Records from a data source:
"""
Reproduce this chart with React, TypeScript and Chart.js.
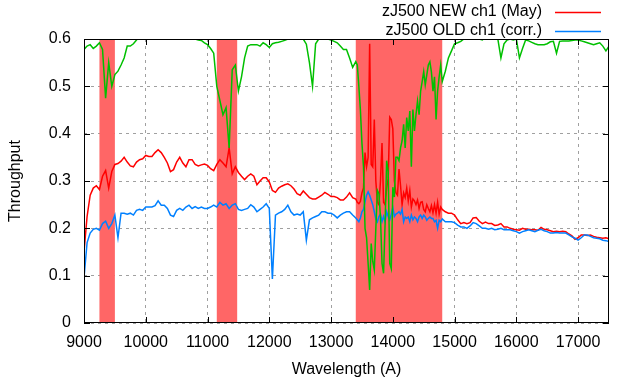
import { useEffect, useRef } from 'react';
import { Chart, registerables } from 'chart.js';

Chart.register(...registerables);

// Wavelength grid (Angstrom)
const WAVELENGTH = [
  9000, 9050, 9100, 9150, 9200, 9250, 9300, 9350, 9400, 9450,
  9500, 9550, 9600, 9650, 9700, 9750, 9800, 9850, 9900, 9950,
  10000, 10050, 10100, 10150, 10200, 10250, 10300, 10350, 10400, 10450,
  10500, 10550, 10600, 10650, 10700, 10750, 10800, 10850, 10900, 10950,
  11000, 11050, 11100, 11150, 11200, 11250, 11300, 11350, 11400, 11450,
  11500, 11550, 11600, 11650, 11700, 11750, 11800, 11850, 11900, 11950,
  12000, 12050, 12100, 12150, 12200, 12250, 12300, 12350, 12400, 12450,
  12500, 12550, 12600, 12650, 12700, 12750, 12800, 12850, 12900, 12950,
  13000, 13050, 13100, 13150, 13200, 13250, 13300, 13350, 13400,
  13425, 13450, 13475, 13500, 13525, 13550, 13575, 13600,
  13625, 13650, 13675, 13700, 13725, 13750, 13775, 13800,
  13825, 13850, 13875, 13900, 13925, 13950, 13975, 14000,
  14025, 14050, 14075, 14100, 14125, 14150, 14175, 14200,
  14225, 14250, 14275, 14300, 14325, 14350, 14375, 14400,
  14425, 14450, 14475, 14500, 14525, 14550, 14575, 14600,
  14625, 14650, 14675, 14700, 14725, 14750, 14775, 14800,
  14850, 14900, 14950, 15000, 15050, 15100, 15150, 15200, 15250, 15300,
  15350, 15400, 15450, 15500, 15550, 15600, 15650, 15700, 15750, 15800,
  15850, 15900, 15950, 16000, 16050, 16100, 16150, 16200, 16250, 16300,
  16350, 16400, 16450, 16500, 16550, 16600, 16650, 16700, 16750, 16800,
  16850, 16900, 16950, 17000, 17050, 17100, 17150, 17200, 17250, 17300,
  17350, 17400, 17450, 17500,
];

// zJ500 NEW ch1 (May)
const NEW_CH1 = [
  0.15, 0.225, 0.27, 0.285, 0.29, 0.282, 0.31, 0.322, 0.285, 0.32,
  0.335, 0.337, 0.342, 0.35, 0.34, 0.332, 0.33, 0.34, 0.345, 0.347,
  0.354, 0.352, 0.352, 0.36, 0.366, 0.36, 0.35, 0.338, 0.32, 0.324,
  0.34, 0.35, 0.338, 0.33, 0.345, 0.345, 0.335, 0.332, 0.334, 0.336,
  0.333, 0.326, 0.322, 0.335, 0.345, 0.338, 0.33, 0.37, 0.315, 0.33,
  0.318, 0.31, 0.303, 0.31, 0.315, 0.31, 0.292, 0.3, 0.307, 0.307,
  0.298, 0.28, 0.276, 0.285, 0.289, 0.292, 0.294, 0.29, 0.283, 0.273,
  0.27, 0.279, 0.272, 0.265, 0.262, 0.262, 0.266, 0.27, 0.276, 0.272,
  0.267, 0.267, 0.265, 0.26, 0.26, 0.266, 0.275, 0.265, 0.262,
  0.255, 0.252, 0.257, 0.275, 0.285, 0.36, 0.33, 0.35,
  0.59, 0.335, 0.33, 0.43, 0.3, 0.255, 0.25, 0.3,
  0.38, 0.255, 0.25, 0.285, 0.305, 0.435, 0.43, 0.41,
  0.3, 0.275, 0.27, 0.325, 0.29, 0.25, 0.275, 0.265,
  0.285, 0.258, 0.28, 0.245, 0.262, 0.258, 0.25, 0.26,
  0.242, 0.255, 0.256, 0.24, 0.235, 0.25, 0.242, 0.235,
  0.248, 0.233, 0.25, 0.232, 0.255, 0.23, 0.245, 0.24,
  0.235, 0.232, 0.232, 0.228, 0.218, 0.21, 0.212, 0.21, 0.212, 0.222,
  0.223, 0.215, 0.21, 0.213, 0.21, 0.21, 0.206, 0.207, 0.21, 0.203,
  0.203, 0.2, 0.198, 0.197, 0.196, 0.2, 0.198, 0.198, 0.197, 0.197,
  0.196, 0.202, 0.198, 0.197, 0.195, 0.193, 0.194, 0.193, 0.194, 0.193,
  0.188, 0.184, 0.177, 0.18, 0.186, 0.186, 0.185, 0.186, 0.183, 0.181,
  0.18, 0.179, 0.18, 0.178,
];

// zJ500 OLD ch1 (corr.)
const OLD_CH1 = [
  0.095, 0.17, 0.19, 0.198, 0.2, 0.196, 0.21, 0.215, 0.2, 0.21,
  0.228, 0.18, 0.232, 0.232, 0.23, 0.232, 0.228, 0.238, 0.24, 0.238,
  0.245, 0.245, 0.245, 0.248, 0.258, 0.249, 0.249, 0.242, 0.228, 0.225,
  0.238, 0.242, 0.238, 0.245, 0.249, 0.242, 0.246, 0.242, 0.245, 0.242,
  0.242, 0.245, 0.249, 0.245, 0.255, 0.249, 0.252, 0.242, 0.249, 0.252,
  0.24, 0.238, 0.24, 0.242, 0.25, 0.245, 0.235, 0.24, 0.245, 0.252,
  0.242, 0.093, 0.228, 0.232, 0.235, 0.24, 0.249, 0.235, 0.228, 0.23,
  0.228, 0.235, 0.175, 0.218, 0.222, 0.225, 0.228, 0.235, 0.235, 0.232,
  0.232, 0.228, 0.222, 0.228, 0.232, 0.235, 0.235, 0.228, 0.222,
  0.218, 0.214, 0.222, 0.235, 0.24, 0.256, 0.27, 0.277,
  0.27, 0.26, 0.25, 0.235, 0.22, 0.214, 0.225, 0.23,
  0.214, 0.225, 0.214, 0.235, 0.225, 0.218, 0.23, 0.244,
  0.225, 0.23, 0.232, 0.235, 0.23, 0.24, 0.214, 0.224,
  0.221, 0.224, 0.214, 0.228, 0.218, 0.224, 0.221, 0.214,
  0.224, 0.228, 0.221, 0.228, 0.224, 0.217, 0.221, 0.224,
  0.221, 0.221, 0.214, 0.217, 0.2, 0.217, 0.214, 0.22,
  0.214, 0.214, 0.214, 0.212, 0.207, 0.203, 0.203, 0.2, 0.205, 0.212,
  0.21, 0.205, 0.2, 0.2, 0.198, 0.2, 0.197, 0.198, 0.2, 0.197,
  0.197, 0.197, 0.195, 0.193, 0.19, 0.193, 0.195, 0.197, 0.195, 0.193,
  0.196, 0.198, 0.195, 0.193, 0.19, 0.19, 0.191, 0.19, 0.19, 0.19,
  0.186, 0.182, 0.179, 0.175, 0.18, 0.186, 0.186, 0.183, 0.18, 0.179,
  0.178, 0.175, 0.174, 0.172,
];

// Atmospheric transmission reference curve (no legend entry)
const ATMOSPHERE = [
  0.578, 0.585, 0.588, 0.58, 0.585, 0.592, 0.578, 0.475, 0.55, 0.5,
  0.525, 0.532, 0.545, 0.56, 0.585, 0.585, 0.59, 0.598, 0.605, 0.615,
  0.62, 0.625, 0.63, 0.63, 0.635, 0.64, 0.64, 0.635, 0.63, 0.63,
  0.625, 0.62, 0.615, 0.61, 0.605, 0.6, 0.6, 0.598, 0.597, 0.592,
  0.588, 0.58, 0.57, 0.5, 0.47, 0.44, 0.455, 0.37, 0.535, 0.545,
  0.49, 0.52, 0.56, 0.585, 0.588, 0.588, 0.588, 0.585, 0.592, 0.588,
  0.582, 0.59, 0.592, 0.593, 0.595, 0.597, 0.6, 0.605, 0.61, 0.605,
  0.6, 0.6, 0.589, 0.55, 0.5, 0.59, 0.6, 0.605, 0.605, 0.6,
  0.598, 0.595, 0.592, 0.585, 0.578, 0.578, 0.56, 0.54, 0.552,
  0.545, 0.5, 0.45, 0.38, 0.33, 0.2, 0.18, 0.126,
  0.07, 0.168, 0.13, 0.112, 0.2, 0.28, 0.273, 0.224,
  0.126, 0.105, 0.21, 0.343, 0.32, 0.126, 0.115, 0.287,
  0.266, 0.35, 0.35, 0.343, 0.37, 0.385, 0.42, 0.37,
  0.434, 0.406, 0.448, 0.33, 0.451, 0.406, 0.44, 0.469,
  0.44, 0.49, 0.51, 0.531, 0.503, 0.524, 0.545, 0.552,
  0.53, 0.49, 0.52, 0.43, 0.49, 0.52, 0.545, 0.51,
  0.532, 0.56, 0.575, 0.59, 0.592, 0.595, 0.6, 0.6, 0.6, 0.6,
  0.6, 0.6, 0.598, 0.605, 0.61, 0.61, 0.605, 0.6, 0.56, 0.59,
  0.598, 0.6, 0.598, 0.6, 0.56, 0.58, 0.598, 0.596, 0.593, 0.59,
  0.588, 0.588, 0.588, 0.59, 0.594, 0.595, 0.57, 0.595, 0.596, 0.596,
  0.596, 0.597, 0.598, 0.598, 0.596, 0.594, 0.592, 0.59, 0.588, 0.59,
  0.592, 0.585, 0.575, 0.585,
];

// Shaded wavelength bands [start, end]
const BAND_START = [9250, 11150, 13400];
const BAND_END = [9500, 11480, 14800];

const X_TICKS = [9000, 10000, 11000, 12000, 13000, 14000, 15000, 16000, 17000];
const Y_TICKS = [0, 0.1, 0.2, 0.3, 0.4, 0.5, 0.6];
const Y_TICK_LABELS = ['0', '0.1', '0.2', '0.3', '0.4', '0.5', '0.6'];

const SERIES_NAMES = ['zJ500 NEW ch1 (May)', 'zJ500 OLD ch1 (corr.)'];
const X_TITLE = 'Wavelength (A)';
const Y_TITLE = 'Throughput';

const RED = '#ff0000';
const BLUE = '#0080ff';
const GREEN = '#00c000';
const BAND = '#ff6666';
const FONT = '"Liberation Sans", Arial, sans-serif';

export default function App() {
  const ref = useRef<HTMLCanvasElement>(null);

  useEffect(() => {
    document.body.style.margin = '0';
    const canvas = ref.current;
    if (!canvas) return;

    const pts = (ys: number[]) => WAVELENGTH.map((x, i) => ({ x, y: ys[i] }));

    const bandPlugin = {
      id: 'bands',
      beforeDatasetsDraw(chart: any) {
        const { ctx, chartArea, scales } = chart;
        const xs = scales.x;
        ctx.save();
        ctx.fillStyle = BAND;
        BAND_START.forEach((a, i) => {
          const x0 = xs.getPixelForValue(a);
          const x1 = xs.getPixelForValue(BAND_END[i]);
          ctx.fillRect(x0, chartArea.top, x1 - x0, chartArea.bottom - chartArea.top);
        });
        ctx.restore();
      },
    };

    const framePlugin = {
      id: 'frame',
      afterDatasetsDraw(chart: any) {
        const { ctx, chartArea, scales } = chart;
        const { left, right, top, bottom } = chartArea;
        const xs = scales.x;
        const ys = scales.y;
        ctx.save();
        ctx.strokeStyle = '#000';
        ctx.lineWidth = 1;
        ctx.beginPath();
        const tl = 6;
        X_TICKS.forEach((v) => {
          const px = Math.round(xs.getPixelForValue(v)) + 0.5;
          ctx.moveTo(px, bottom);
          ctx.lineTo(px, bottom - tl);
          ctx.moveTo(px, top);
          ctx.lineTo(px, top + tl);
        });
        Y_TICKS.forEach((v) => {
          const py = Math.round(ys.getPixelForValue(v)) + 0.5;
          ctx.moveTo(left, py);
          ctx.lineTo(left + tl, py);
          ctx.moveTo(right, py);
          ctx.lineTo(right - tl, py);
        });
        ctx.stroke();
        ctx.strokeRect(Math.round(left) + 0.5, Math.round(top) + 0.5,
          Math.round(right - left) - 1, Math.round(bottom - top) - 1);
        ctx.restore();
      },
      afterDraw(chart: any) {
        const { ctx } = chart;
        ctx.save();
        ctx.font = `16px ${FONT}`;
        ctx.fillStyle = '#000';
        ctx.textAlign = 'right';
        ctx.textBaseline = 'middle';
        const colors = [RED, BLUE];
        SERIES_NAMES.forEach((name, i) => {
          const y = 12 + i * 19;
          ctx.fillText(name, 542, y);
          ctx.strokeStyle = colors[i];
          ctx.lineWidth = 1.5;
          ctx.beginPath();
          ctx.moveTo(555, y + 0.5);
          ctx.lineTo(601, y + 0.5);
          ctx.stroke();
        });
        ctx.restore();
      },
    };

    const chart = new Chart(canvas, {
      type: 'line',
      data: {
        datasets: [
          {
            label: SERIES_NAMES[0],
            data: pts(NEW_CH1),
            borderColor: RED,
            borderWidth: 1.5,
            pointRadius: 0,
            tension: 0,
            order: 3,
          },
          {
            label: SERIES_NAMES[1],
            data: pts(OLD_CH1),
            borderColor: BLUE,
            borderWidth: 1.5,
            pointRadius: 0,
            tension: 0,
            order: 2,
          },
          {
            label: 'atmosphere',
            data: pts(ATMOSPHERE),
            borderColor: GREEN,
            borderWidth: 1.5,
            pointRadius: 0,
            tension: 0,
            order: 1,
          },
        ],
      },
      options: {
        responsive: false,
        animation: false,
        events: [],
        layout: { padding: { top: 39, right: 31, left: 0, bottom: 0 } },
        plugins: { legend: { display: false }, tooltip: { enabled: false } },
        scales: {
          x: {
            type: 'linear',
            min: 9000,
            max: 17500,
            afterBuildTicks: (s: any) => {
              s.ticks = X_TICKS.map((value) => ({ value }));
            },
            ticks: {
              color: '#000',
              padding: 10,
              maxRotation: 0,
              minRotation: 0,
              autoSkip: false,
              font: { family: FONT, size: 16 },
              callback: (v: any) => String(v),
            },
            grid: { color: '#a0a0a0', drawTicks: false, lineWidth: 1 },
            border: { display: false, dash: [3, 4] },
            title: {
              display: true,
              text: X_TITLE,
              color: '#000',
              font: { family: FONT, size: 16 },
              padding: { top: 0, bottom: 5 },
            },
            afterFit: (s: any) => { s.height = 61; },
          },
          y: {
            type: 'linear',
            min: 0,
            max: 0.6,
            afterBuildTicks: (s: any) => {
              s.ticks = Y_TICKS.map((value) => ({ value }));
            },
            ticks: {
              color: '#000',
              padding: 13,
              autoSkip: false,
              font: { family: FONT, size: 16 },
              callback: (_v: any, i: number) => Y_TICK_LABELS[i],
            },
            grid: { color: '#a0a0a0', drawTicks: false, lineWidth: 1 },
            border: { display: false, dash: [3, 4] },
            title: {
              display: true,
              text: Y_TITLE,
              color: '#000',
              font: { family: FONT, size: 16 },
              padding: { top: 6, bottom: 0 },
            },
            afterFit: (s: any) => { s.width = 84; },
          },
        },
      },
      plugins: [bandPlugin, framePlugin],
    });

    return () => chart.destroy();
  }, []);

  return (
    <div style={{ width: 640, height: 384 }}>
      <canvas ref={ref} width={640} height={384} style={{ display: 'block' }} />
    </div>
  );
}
"""
"""
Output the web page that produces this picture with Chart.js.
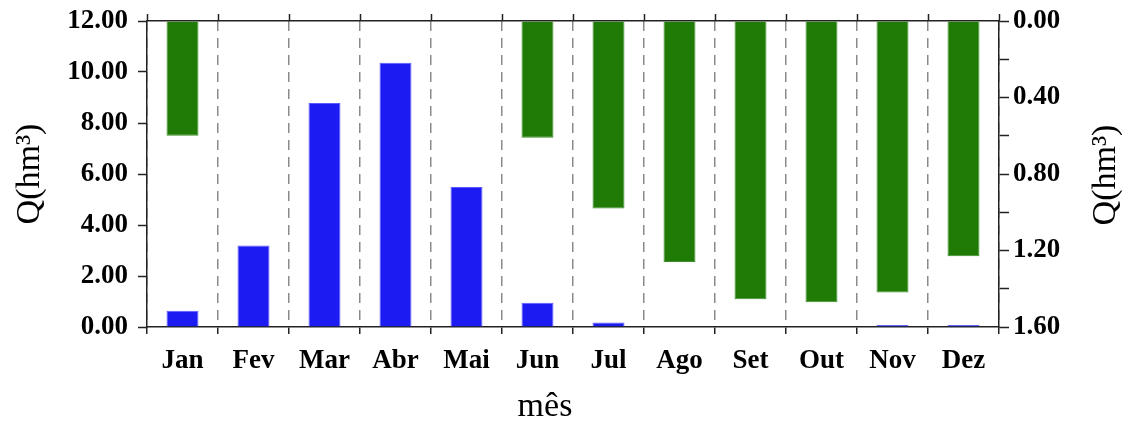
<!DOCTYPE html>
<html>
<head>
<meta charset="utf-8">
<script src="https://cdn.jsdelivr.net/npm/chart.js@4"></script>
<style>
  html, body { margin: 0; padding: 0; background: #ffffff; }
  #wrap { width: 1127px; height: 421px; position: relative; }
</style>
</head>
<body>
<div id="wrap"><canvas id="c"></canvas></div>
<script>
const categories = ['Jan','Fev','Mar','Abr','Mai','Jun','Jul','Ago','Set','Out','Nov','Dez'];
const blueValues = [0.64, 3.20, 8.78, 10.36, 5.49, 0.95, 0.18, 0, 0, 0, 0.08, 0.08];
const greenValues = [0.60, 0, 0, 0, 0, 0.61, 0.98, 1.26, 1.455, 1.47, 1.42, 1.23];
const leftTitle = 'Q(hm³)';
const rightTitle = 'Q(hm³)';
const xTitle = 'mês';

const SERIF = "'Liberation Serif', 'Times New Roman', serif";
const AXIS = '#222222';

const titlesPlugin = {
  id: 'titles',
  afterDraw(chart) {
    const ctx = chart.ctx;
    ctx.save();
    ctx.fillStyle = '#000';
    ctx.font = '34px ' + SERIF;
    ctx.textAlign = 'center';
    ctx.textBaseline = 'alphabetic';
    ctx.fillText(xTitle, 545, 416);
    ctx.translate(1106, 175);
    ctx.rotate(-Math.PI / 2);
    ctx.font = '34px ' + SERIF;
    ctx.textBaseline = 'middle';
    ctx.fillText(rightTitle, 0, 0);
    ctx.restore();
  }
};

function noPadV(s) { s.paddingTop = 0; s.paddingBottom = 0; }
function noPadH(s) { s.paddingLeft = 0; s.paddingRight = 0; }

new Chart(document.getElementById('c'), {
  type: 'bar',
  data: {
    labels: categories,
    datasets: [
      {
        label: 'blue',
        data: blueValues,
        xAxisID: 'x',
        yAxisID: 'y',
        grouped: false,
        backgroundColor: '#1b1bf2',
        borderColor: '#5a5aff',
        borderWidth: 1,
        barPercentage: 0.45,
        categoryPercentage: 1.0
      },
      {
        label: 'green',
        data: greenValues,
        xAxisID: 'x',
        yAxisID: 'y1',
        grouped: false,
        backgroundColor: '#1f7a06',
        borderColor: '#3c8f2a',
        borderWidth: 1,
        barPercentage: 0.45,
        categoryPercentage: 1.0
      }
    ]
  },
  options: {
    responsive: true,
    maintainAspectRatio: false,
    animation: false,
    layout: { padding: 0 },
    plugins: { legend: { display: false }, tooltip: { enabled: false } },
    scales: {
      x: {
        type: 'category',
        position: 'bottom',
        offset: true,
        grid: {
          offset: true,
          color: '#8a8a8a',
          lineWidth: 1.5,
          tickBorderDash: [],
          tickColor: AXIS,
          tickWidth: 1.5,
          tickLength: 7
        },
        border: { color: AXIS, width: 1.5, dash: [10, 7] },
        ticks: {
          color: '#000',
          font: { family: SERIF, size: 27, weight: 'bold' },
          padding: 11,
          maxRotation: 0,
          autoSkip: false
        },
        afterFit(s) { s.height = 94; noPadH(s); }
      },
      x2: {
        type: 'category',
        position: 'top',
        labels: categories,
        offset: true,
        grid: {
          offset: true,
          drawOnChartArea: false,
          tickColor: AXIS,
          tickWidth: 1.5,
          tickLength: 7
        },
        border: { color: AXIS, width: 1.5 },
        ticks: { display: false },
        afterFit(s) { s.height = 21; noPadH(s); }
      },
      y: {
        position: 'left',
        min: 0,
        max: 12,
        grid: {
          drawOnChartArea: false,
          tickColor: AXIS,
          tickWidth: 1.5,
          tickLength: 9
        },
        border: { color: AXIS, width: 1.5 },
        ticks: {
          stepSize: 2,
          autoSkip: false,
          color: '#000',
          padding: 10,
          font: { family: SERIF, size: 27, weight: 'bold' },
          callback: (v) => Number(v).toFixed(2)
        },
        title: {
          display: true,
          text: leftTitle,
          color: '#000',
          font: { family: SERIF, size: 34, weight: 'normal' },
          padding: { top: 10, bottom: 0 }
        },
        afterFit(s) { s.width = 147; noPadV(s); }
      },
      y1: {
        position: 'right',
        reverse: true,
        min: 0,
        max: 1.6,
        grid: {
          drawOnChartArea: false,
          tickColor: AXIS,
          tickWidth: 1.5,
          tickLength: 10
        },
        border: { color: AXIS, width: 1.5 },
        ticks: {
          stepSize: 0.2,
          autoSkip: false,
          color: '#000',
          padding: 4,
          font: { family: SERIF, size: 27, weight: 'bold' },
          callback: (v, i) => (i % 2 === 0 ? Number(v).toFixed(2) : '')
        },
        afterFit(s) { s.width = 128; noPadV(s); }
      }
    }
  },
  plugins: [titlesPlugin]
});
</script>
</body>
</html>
"""
*TASK TO CARRY OUT:* Output nothing except the lines from the one containing "Reproduce this chart" through the one containing "Chart.register(...registerables);", both kept, with the pictures removed.

*WRITTEN RESPONSE:*
Reproduce this chart with React, TypeScript and Chart.js.
import { useEffect, useRef } from 'react';
import { Chart, registerables } from 'chart.js';

Chart.register(...registerables);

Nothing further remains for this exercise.